Recently, Chinese researchers have launched a multimodal artificial intelligence model called DeepEyesV2, which can analyze images, execute code, and perform web searches. Unlike traditional models that rely on knowledge acquired during training, DeepEyesV2 excels by intelligently utilizing external tools, often surpassing larger models in many cases.
In early experiments, the research team found that relying solely on reinforcement learning was insufficient to consistently use tools for multimodal tasks. Initially, the model attempted to write Python code for image analysis, but often generated incorrect code snippets. As training progressed, the model even began to completely skip using tools.

To address this issue, the research team developed a two-stage training process. In the first stage, the model learned to combine image understanding with tool usage; in the second stage, reinforcement learning was used to optimize these behaviors. By using leading models to generate high-quality examples, researchers ensured the accuracy and clarity of the tool usage paths.

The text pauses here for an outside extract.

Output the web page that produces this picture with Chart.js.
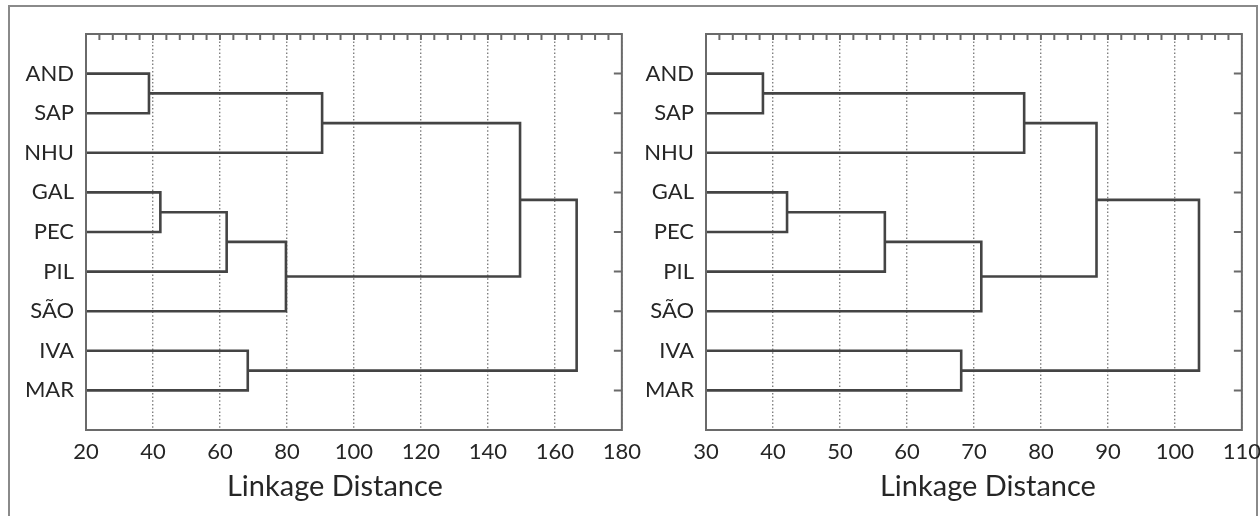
<!DOCTYPE html>
<html>
<head>
<meta charset="utf-8">
<script src="https://cdn.jsdelivr.net/npm/chart.js@4.4.1/dist/chart.umd.min.js"></script>
<style>
  html, body { margin: 0; padding: 0; background: #fff; }
  body { width: 1260px; height: 516px; position: relative; overflow: hidden; }
  #frame { position: absolute; left: 8px; top: 5px; width: 1250px; height: 520px; border: 2px solid #8a8a8a; box-sizing: border-box; }
  .panel { position: absolute; top: 0; width: 650px; height: 516px; }
  #leftPanel { left: 0; }
  #rightPanel { left: 620px; }
</style>
</head>
<body>
<div id="frame"></div>
<div class="panel" id="leftPanel"><canvas id="leftChart" width="650" height="516"></canvas></div>
<div class="panel" id="rightPanel"><canvas id="rightChart" width="650" height="516"></canvas></div>
<script>
// leaves, top to bottom
const leafNames = ['AND', 'SAP', 'NHU', 'GAL', 'PEC', 'PIL', 'SÃO', 'IVA', 'MAR'];

// merge order: leaf ids 0-8, each merge gets the next id (9, 10, ...)
const mergePairs = [[0, 1], [9, 2], [3, 4], [11, 5], [12, 6], [7, 8], [10, 13], [15, 14]];

// linkage distance of each merge
const heightsLeft = [38.8, 90.5, 42.2, 62, 79.7, 68.3, 149.6, 166.5];
const heightsRight = [38.5, 77.5, 42.1, 56.7, 71.1, 68.1, 88.3, 103.6];

// x tick labels
const ticksLeft = [20, 40, 60, 80, 100, 120, 140, 160, 180];
const ticksRight = [30, 40, 50, 60, 70, 80, 90, 100, 110];

const axisTitle = 'Linkage Distance';

const FONT = "'Gill Sans', Lato, sans-serif";
const TEXT = '#262626';
const LINE = '#444444';
const AXIS = '#6a6a6a';

// build the U-shaped links of the dendrogram
function dendroSets(heights, xmin) {
  const nodes = leafNames.map((n, i) => ({ x: xmin, y: i + 1 }));
  return mergePairs.map(([a, b], k) => {
    const h = heights[k];
    const A = nodes[a], B = nodes[b];
    nodes.push({ x: h, y: (A.y + B.y) / 2 });
    return {
      data: [{ x: A.x, y: A.y }, { x: h, y: A.y }, { x: h, y: B.y }, { x: B.x, y: B.y }],
      showLine: true,
      borderColor: LINE,
      borderWidth: 2.6,
      pointRadius: 0,
      tension: 0
    };
  });
}

// plot frame with inward ticks on top and right, plus the axis title
const framePlugin = {
  id: 'frame',
  afterDatasetsDraw(chart, args, opts) {
    const { ctx, chartArea: { left, right, top, bottom }, scales: { x, y } } = chart;
    ctx.save();
    ctx.strokeStyle = AXIS;
    ctx.lineWidth = 2;
    ctx.beginPath();
    const n = Math.round((x.max - x.min) / opts.minor);
    for (let i = 1; i < n; i++) {
      const px = x.getPixelForValue(x.min + i * opts.minor);
      ctx.moveTo(px, top);
      ctx.lineTo(px, top + 6);
    }
    leafNames.forEach((name, i) => {
      const py = y.getPixelForValue(i + 1);
      ctx.moveTo(right - 8, py);
      ctx.lineTo(right, py);
    });
    ctx.stroke();
    ctx.strokeRect(left, top, right - left, bottom - top);

    // axis title, slightly off-centre like the original
    ctx.fillStyle = TEXT;
    ctx.font = '29px ' + FONT;
    ctx.textAlign = 'center';
    ctx.textBaseline = 'middle';
    ctx.fillText(axisTitle, (left + right) / 2 + opts.titleShift, bottom + 57);
    ctx.restore();
  }
};

function makeChart(id, heights, ticks, minor, titleShift) {
  const xmin = ticks[0], xmax = ticks[ticks.length - 1];
  return new Chart(document.getElementById(id), {
    type: 'scatter',
    data: { datasets: dendroSets(heights, xmin) },
    plugins: [framePlugin],
    options: {
      responsive: false,
      animation: false,
      layout: { padding: { left: 6, right: 0, top: 34, bottom: 0 } },
      plugins: {
        legend: { display: false },
        tooltip: { enabled: false },
        frame: { minor: minor, titleShift: titleShift }
      },
      scales: {
        x: {
          type: 'linear',
          min: xmin,
          max: xmax,
          afterBuildTicks: function(scale) {
            scale.ticks = ticks.map(v => ({ value: v }));
          },
          afterFit: function(scale) { scale.height = 86; },
          ticks: { color: TEXT, padding: 9, font: { family: FONT, size: 22 } },
          grid: { color: '#808080', lineWidth: 1.4, drawTicks: false },
          border: { display: false, dash: [1.5, 2.2] },
          title: { display: false }
        },
        y: {
          type: 'linear',
          reverse: true,
          min: 0,
          max: 10,
          afterBuildTicks: function(scale) {
            scale.ticks = leafNames.map((n, i) => ({ value: i + 1 }));
          },
          afterFit: function(scale) { scale.width = 80; },
          ticks: {
            color: TEXT,
            padding: 12,
            font: { family: FONT, size: 22 },
            callback: function(value) { return leafNames[value - 1]; }
          },
          grid: { display: false, drawTicks: false },
          border: { display: false }
        }
      }
    }
  });
}

makeChart('leftChart', heightsLeft, ticksLeft, 4, -19);
makeChart('rightChart', heightsRight, ticksRight, 2, 14);
</script>
</body>
</html>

DeepEyesV2 uses three categories of tools to handle multimodal tasks: code execution for image processing and numerical analysis, image search for retrieving similar content, and text search to provide contextual information not visible in the image. The model adapts to different queries by integrating image manipulation, Python execution, and image/text search.
To evaluate this approach, the research team created the RealX-Bench benchmark to test the model's ability to coordinate visual understanding, web searching, and reasoning. The study showed that even the most powerful proprietary models achieved an accuracy of only 46%, while humans reached 70% accuracy. In tasks requiring the simultaneous use of three skills, current models performed poorly.

DeepEyesV2 performed well on multiple benchmark tests, achieving an accuracy of 52.7% in mathematical reasoning tasks and 63.7% in search-driven tasks. This demonstrates that the limitations of smaller models can be compensated for through carefully designed tool usage.
DeepEyesV2 is now available on Hugging Face and GitHub under the Apache License 2.0, allowing commercial use, and continues to drive the development of multimodal AI.
Paper: https://arxiv.org/abs/2511.05271
Key Points:
🌟 DeepEyesV2 enhances performance in multimodal tasks by using intelligent tools, surpassing large models.
🔧 Adopted a two-stage training process, combining image understanding with tool usage.
📈 Performed well on multiple benchmarks, demonstrating the potential of smaller models.